> [What needs to be done] Reproduce the listing word for word, leaving every picture behind.

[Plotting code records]
----

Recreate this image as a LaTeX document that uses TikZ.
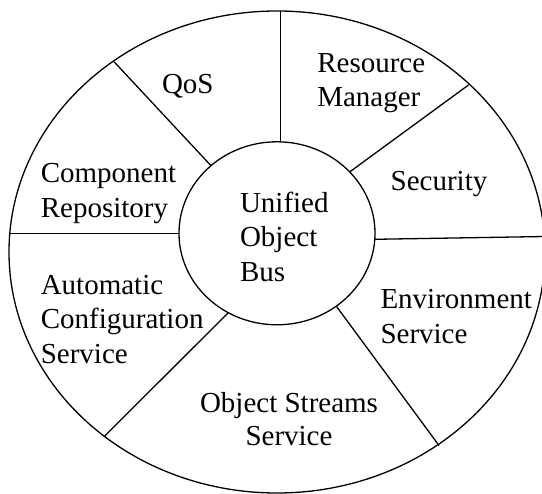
\documentclass[tikz,border=0pt]{standalone}
\usepackage{fontspec}
\setmainfont{Liberation Serif}
\begin{document}
\begin{tikzpicture}[x=1pt,y=-1pt,
  ln/.style={line width=1.3pt,black},
  lbl/.style={anchor=base west,inner sep=0pt,outer sep=0pt,font=\fontsize{29}{34}\selectfont},
  lblc/.style={anchor=base,inner sep=0pt,outer sep=0pt,font=\fontsize{29}{34}\selectfont}]
\useasboundingbox (0,0) rectangle (542,494);
\begin{scope}
\clip (0,0) rectangle (542,494);
% outer ellipse
\draw[ln] (277,252) ellipse [x radius=268pt, y radius=241pt];
% inner ellipse
\draw[ln] (277,233.3) ellipse [x radius=98pt, y radius=91.5pt];
% spoke end points
\coordinate (o1) at (280.6,11);   \coordinate (i1) at (280.6,141.8);
\coordinate (o2) at (114,61.7);   \coordinate (i2) at (211,165.7);
\coordinate (o3) at (468.5,85);   \coordinate (i3) at (350,171.7);
\coordinate (o4) at (9.5,233.3);  \coordinate (i4) at (179,233.3);
\coordinate (o5) at (545,236.5);  \coordinate (i5) at (375,239.3);
\coordinate (o6) at (104,436.7);  \coordinate (i6) at (228.3,312.7);
\coordinate (o7) at (439,445.5);  \coordinate (i7) at (336.7,306.7);
\foreach \k in {1,...,7}{\draw[ln] (i\k) -- (o\k);}
\end{scope}
% labels
\node[lbl] (qos) at (162,93.3) {QoS};
\node[lbl] (res1) at (317.3,72.7) {Resource};
\node[lbl] (res2) at (317.3,106.5) {Manager};
\node[lbl] (comp1) at (40.8,182.7) {Component};
\node[lbl] (comp2) at (40.8,217.3) {Repository};
\node[lbl] (sec) at (390.7,190.5) {Security};
\node[lbl] (uob1) at (240,212.5) {Unified};
\node[lbl] (uob2) at (240,246.5) {Object};
\node[lbl] (uob3) at (240,282) {Bus};
\node[lbl] (auto1) at (40.8,295) {Automatic};
\node[lbl] (auto2) at (40.8,329) {Configuration};
\node[lbl] (auto3) at (40.8,363.5) {Service};
\node[lbl] (env1) at (380.5,308.3) {Environment};
\node[lbl] (env2) at (380.5,343.3) {Service};
\node[lblc] (os1) at (289,412.7) {Object Streams};
\node[lblc] (os2) at (289,446) {Service};
\end{tikzpicture}
\end{document}
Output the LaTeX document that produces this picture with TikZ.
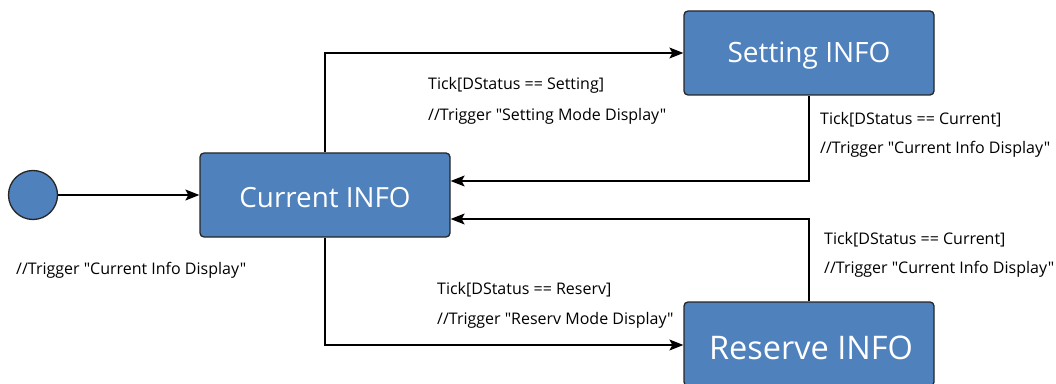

----

> [Expected output]
Recreate this image as a LaTeX document that uses TikZ.
\documentclass[tikz,border=0pt]{standalone}
\usepackage{fontspec}
\setmainfont{Liberation Serif}
\begin{document}
\begin{tikzpicture}[x=1pt,y=-1pt,
  ln/.style={line width=1.3pt,black},
  lbl/.style={anchor=base west,inner sep=0pt,outer sep=0pt,font=\fontsize{29}{34}\selectfont},
  lblc/.style={anchor=base,inner sep=0pt,outer sep=0pt,font=\fontsize{29}{34}\selectfont}]
\useasboundingbox (0,0) rectangle (542,494);
\begin{scope}
\clip (0,0) rectangle (542,494);
% outer ellipse
\draw[ln] (277,252) ellipse [x radius=268pt, y radius=241pt];
% inner ellipse
\draw[ln] (277,233.3) ellipse [x radius=98pt, y radius=91.5pt];
% spoke end points
\coordinate (o1) at (280.6,11);   \coordinate (i1) at (280.6,141.8);
\coordinate (o2) at (114,61.7);   \coordinate (i2) at (211,165.7);
\coordinate (o3) at (468.5,85);   \coordinate (i3) at (350,171.7);
\coordinate (o4) at (9.5,233.3);  \coordinate (i4) at (179,233.3);
\coordinate (o5) at (545,236.5);  \coordinate (i5) at (375,239.3);
\coordinate (o6) at (104,436.7);  \coordinate (i6) at (228.3,312.7);
\coordinate (o7) at (439,445.5);  \coordinate (i7) at (336.7,306.7);
\foreach \k in {1,...,7}{\draw[ln] (i\k) -- (o\k);}
\end{scope}
% labels
\node[lbl] (qos) at (162,93.3) {QoS};
\node[lbl] (res1) at (317.3,72.7) {Resource};
\node[lbl] (res2) at (317.3,106.5) {Manager};
\node[lbl] (comp1) at (40.8,182.7) {Component};
\node[lbl] (comp2) at (40.8,217.3) {Repository};
\node[lbl] (sec) at (390.7,190.5) {Security};
\node[lbl] (uob1) at (240,212.5) {Unified};
\node[lbl] (uob2) at (240,246.5) {Object};
\node[lbl] (uob3) at (240,282) {Bus};
\node[lbl] (auto1) at (40.8,295) {Automatic};
\node[lbl] (auto2) at (40.8,329) {Configuration};
\node[lbl] (auto3) at (40.8,363.5) {Service};
\node[lbl] (env1) at (380.5,308.3) {Environment};
\node[lbl] (env2) at (380.5,343.3) {Service};
\node[lblc] (os1) at (289,412.7) {Object Streams};
\node[lblc] (os2) at (289,446) {Service};
\end{tikzpicture}
\end{document}
Output the LaTeX document that produces this picture with TikZ.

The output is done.